British business leaders said they had been reassured over the measures
All Britons on short-term visits to the US will have to register their details at least three days in advance, under a tightening of the US visa programme.
Britons and citizens from 26 other countries who do not need visas will have to provide details online, instead of filling out a form en route.
The system will be mandatory from next January. Once registered details will remain valid for two years.
The Home Office said it understood the need to improve travel security.
The US said the new system, which will be rolled out from August and be mandatory for all visa-free travel from 12 January 2009, is intended to boost security by allowing screening of visitors before they travel.

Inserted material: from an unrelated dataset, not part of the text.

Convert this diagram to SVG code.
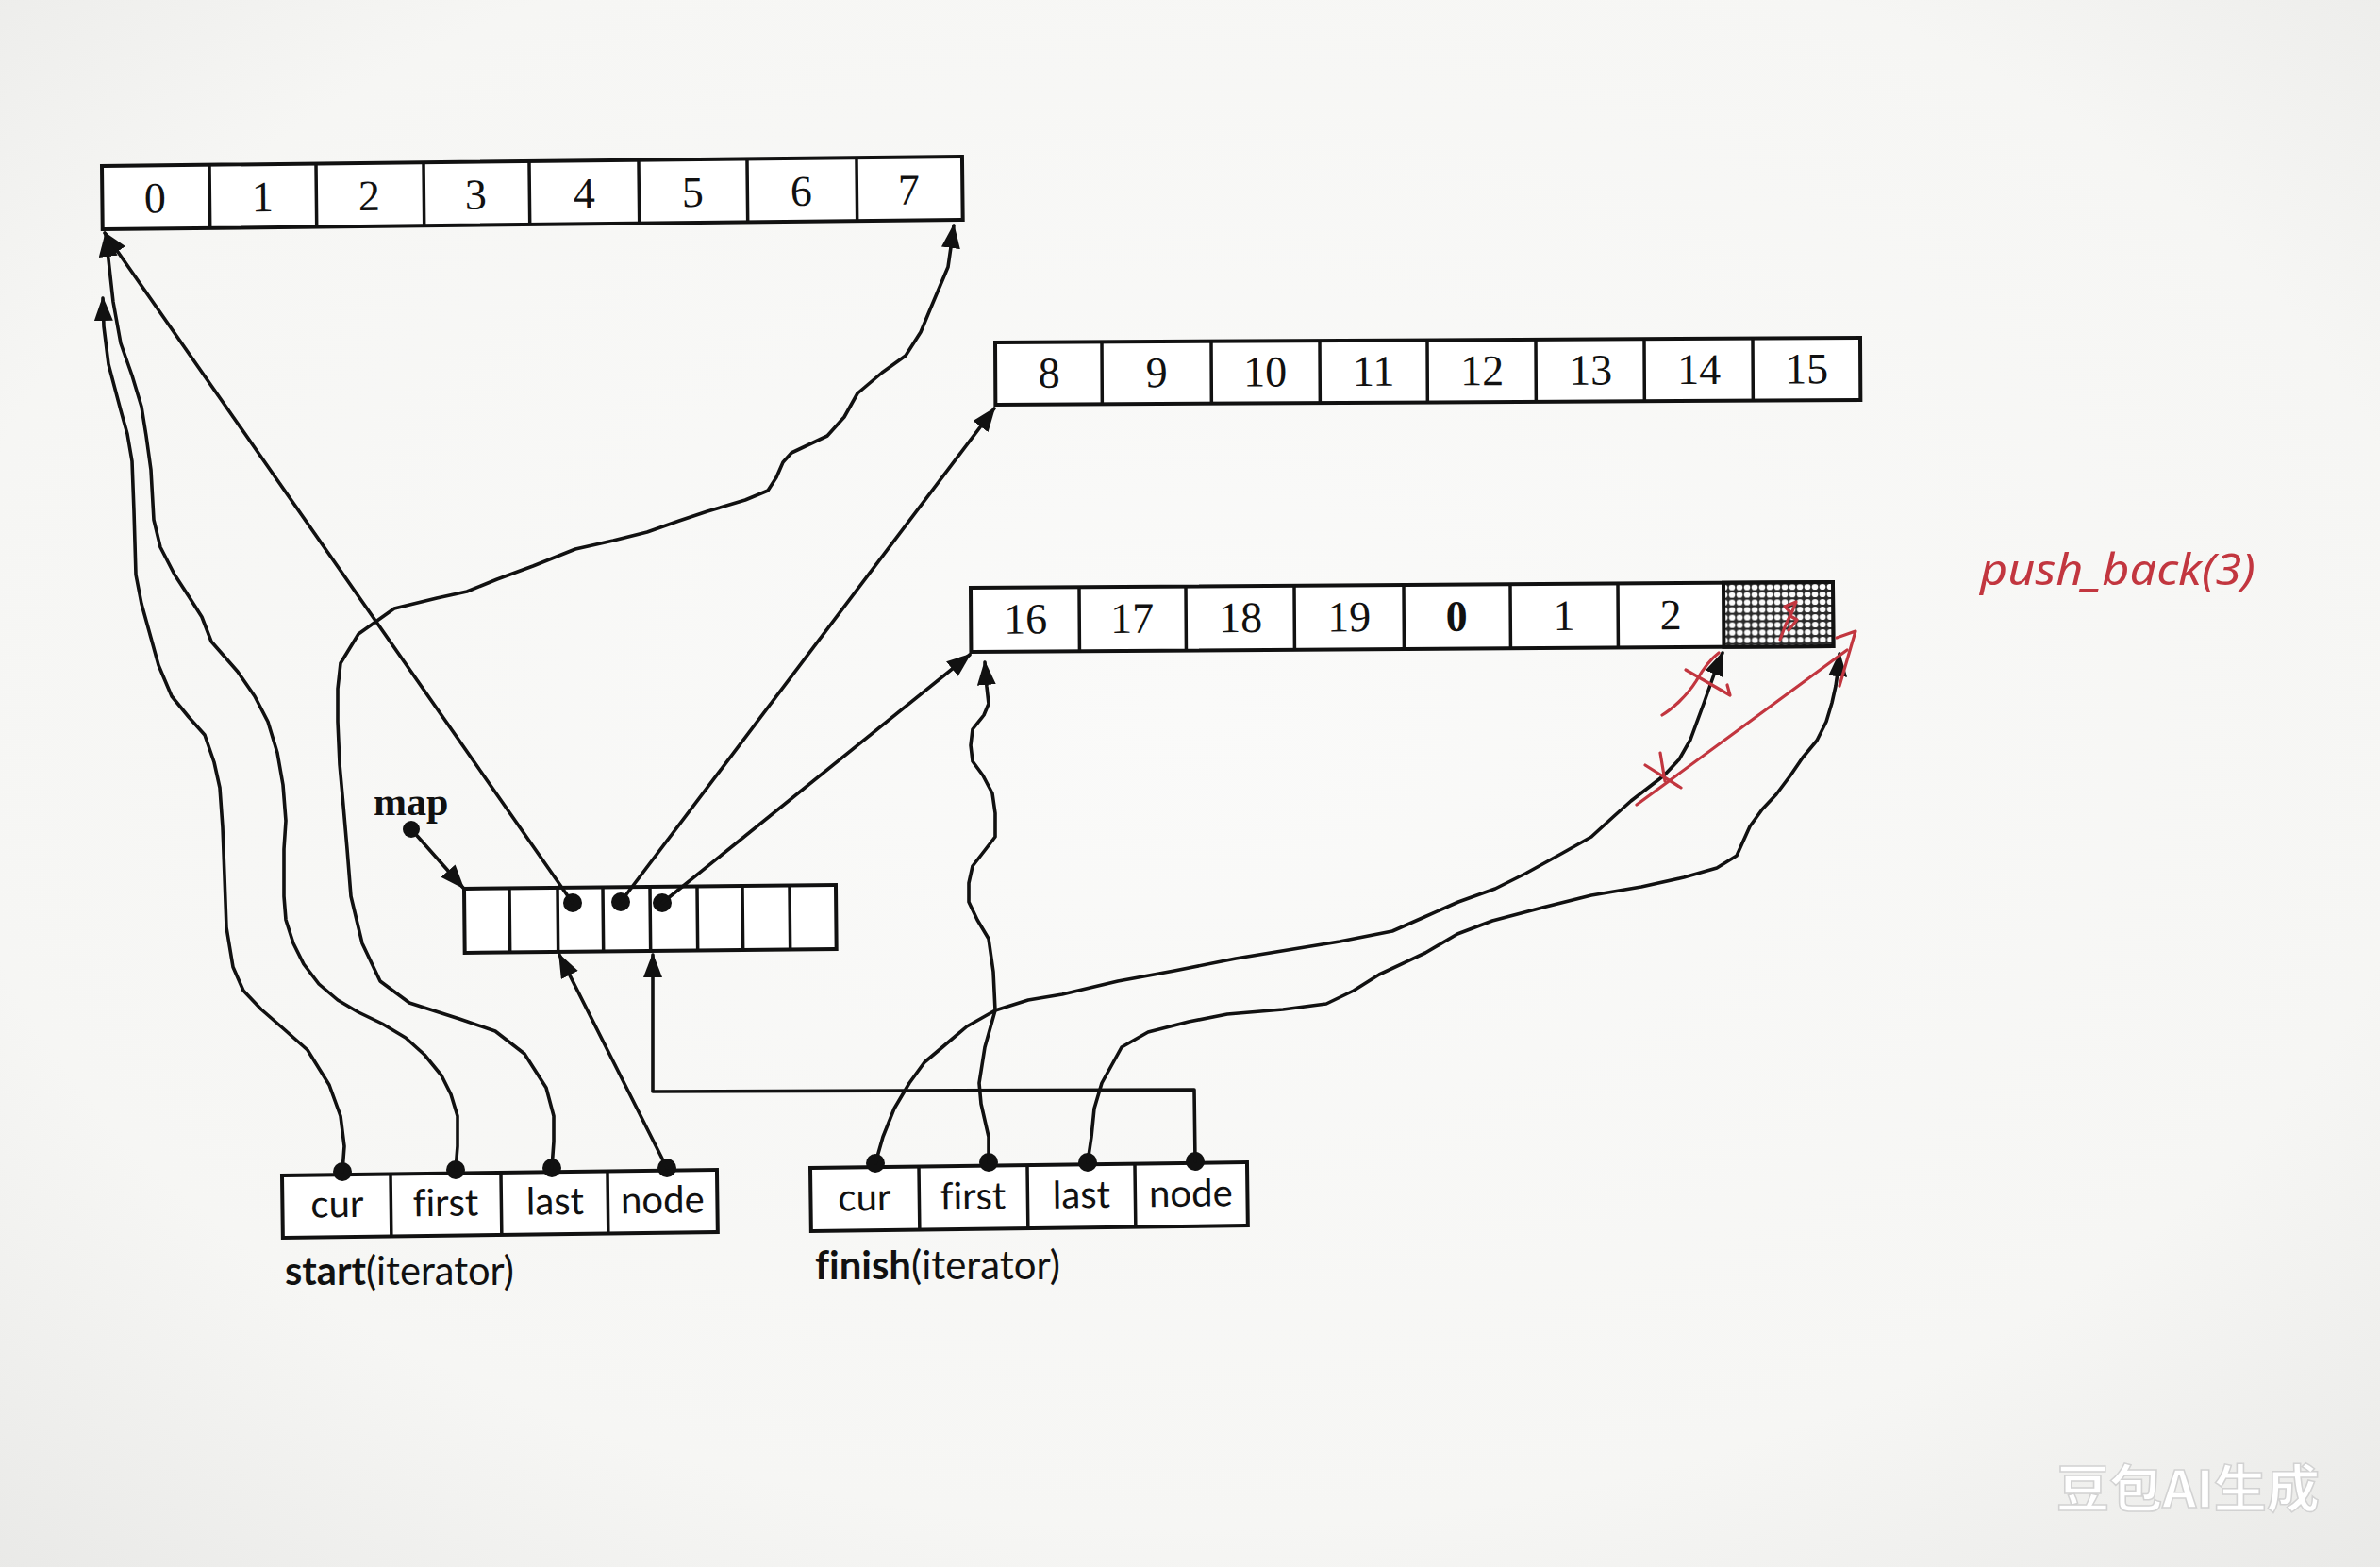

As US homeland security secretary Michael Chertoff announced the measures, he referred to Briton Richard Reid who attempted to blow up a trans-Atlantic plane with a shoe bomb.
"Potential terrorists do not come easily labelled or identified," he said.
A Home Office spokeswoman said: "Obviously we understand the need to improve travel security, and we welcome this additional information from the US on when and where they are going to implement (the new measures)."
The Confederation of British Industry said it had been reassured that the new measures contained provisions for last-minute travel as people will be allowed to register in advance without needing details of a specific journey.
A Homeland Security spokesman said the new registrations would require the same information as the I-94 card, which is currently filled out by visitors to the US and handed to customs on arrival in the country.
That information includes passport number, country of residence and any involvement in terror activities.
The visa waiver programme has been under fire by some US lawmakers, who are concerned that militants who are citizens of the participating countries can too easily obtain entry.